An investment product with ESG — or equivalent terms — in its name will need to place at least 80% of its assets under management in something that’s related to environmental, social or governance objectives, according to long-awaited guidelines by the European Securities and Markets Authority (Esma).

Fund names are “often the first piece of fund information investors see” and “can have a significant impact” on investment decisions, Esma said in a statement on Tuesday. 

The new guidelines are intended “to specify the circumstances where the fund names using ESG or sustainability-related terms are unfair, unclear or misleading,” the watchdog said.
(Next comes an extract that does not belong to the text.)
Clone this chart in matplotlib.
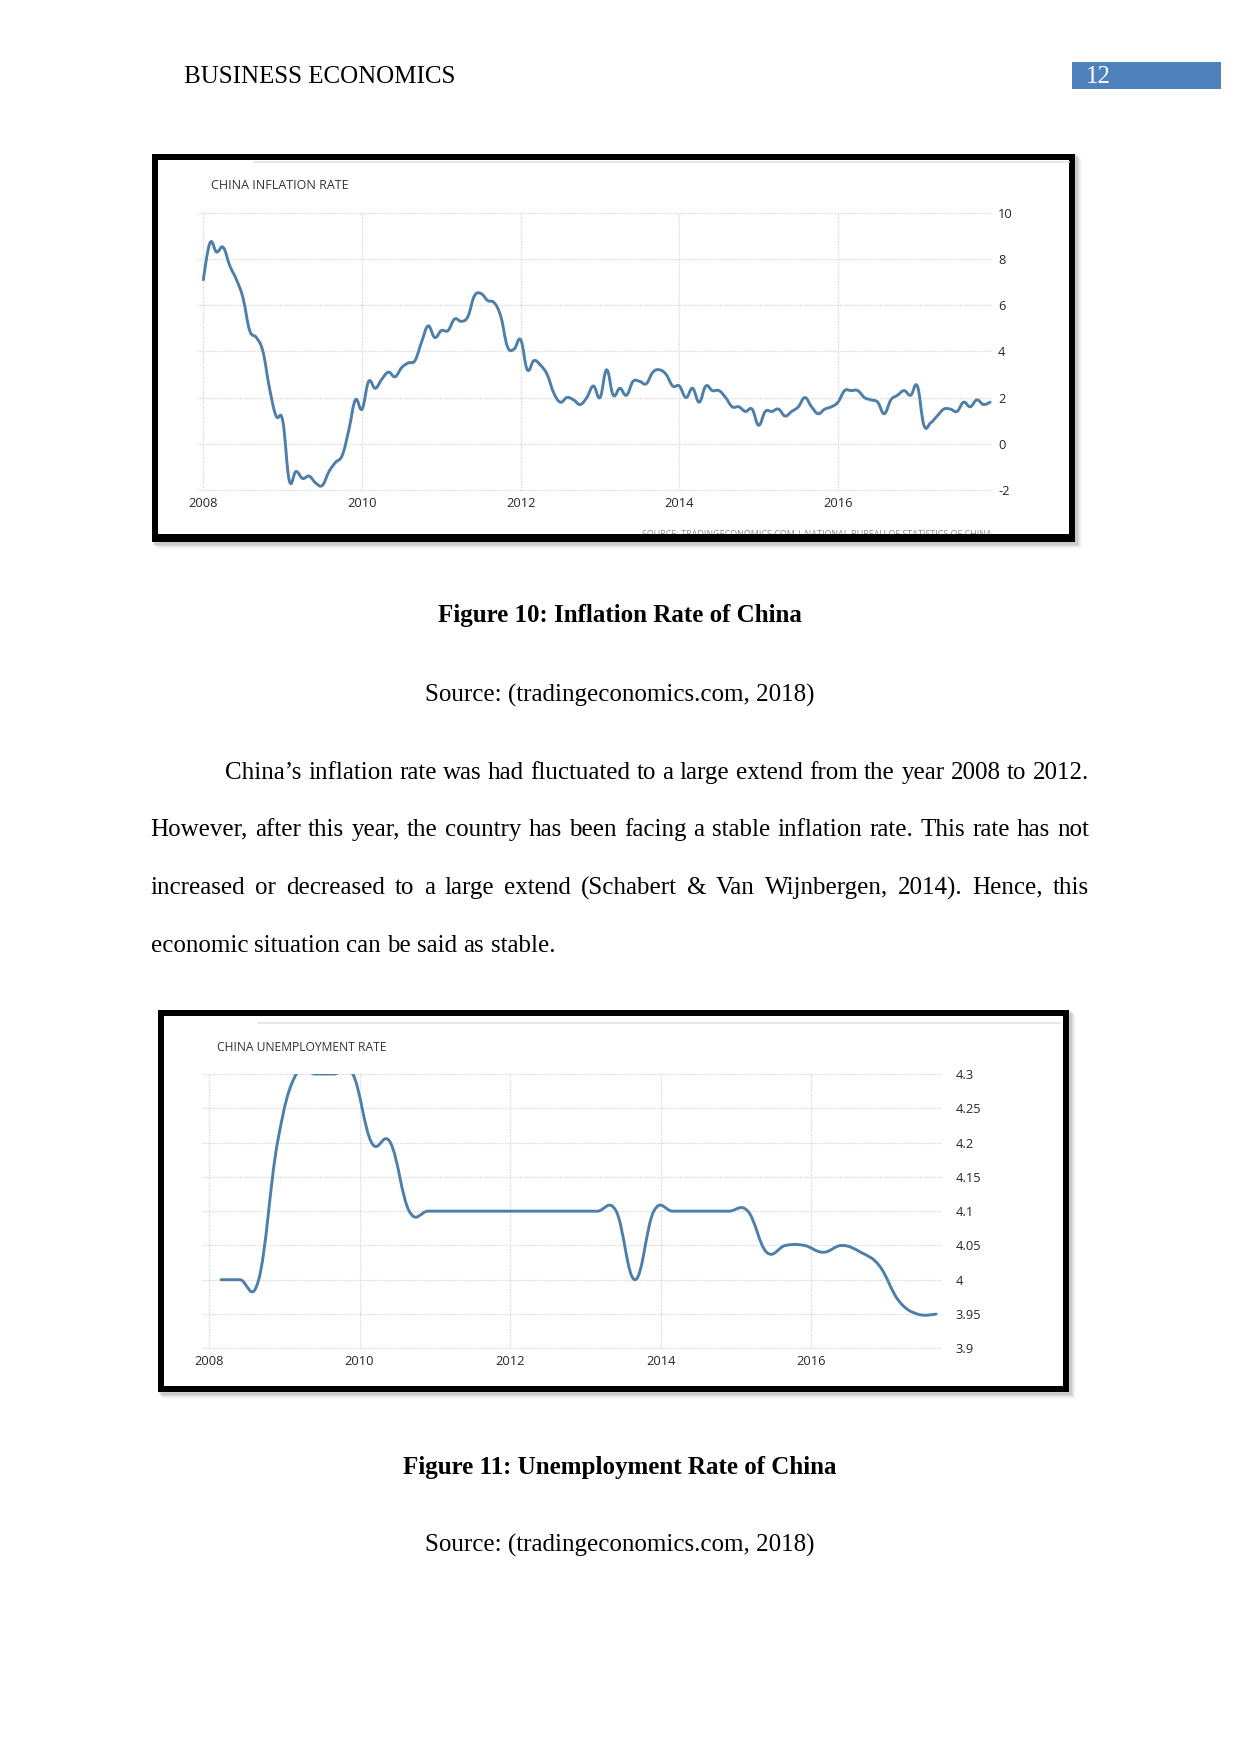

Esma began work on its naming requirements in 2022, after a boom in ESG investing led to concerns that some product claims were misleading. A year earlier, the European Union had enforced its Sustainable Finance Disclosure Regulation, an investing rulebook under which some US$13 trillion (RM61.35 trillion) of assets are now registered. According to Bloomberg Intelligence, roughly 60% of those are currently listed as either promoting ESG or making it an outright objective.

SFDR assets under management in 1Q

The watchdog had initially planned to introduce a second requirement for funds using sustainability-related terms: to also hold at least 50% in assets defined as sustainable under SFDR. The proposal was withdrawn amid concerns that the regulation gives fund managers considerable leeway to define sustainable assets, making the threshold potentially meaningless.

“Esma has, however, decided to introduce instead a commitment to invest meaningfully in sustainable investments for the use of any sustainability-related words in funds’ names,” it said.

SFDR is itself now under review, with the European Commission considering potentially significant changes after going over feedback received via a consultation process.

Esma’s new guidelines will apply three months after their publication on its website in all official EU languages. Existing funds have six months to comply, while new funds must apply the rules immediately. Authorities in member states must incorporate the guidelines into their supervision of the market or state why they don’t intend to comply.